Tom Lane wrote:
>Manfred Spraul <manfred@colorfullife.com> writes:
>
>
>>Has anyone tried to replace the whole lwlock implementation with
>>pthread_rwlock? At least for Linux with recent glibcs, pthread_rwlock is
>>implemented with futexes, i.e. we would get a fast lock handling without
>>os specific hacks.
>>
>>
>
>"At least for Linux" does not strike me as equivalent to "without
>OS-specific hacks".
>
>
>
For me, "at least for Linux" means that I have tested the patch with
Linux. I'd expect that the patch works on most recent unices
(pthread_rwlock_t is probably mandatory for Unix98 compatibility). You
and others on this mailing list have access to other systems - my patch
should be seen as a call for testers, not as a proposal for merging. I
expect that Linux is not the only OS with fast user space semaphores,
and if an OS has such objects, then the pthread_ locking functions are
hopefully implemented by using them.

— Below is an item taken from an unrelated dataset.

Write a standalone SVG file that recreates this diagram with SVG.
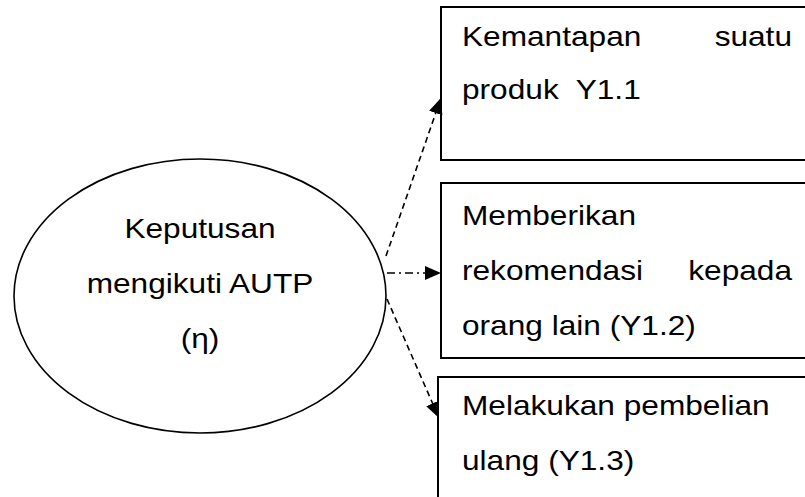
<svg xmlns="http://www.w3.org/2000/svg" width="805" height="497" viewBox="0 0 805 497">
<style>
.t{font-family:"Liberation Sans",Arial,sans-serif;font-size:28px;fill:#000;white-space:pre}
.box{fill:#fff;stroke:#000;stroke-width:2}
.ell{fill:#fff;stroke:#000;stroke-width:1.6}
.dash{fill:none;stroke:#000;stroke-width:1.6;stroke-dasharray:6 4}
.dashdot{fill:none;stroke:#000;stroke-width:1.6;stroke-dasharray:8 4 2 4}
</style>
<defs>
<marker id="ah" markerUnits="userSpaceOnUse" markerWidth="16" markerHeight="14" refX="16" refY="7" orient="auto">
<path d="M0,0 L16,7 L0,14 Z" fill="#000"/>
</marker>
</defs>
<rect width="805" height="497" fill="#fff"/>
<g id="node-eta">
<ellipse class="ell" cx="200" cy="296" rx="186" ry="137"/>
<text class="t" text-anchor="middle" transform="translate(200,238) scale(1.13,1)">Keputusan</text>
<text class="t" text-anchor="middle" transform="translate(200,293) scale(1.13,1)">mengikuti AUTP</text>
<text class="t" text-anchor="middle" transform="translate(200,348) scale(1.13,1)">(η)</text>
</g>
<g id="node-y11">
<rect class="box" x="441" y="7" width="380" height="153"/>
<text class="t" transform="translate(462,46) scale(1.13,1)">Kemantapan</text>
<text class="t" text-anchor="end" transform="translate(792,46) scale(1.13,1)">suatu</text>
<text class="t" transform="translate(462,99) scale(1.13,1)">produk  Y1.1</text>
</g>
<g id="node-y12">
<rect class="box" x="441" y="183" width="380" height="175"/>
<text class="t" transform="translate(462,225) scale(1.13,1)">Memberikan</text>
<text class="t" transform="translate(462,280) scale(1.13,1)">rekomendasi</text>
<text class="t" text-anchor="end" transform="translate(792,280) scale(1.13,1)">kepada</text>
<text class="t" transform="translate(462,335) scale(1.13,1)">orang lain (Y1.2)</text>
</g>
<g id="node-y13">
<rect class="box" x="438" y="377" width="383" height="140"/>
<text class="t" transform="translate(462,415) scale(1.13,1)">Melakukan pembelian</text>
<text class="t" transform="translate(462,470) scale(1.13,1)">ulang (Y1.3)</text>
</g>
<g id="connectors">
<line class="dash" x1="386" y1="256" x2="441" y2="98" marker-end="url(#ah)"/>
<line class="dashdot" x1="387" y1="273" x2="441" y2="273" marker-end="url(#ah)"/>
<line class="dash" x1="387" y1="299" x2="439" y2="418" marker-end="url(#ah)"/>
</g>
</svg>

IMHO it's better to support the
standard function instead of trying to use the native (and OS specific)
fast semaphore functions.
>The bigger problem here is that the SMP locking bottlenecks we are
>currently seeing are *hardware* issues (AFAICT anyway). The only way
>that futexes can offer a performance win is if they have a smarter way
>of executing the basic atomic-test-and-set sequence than we do;
>
>
lwlocks operations are not a basic atomic-test-and-set sequence. They
are spinlock, several nonatomic operations, spin_unlock.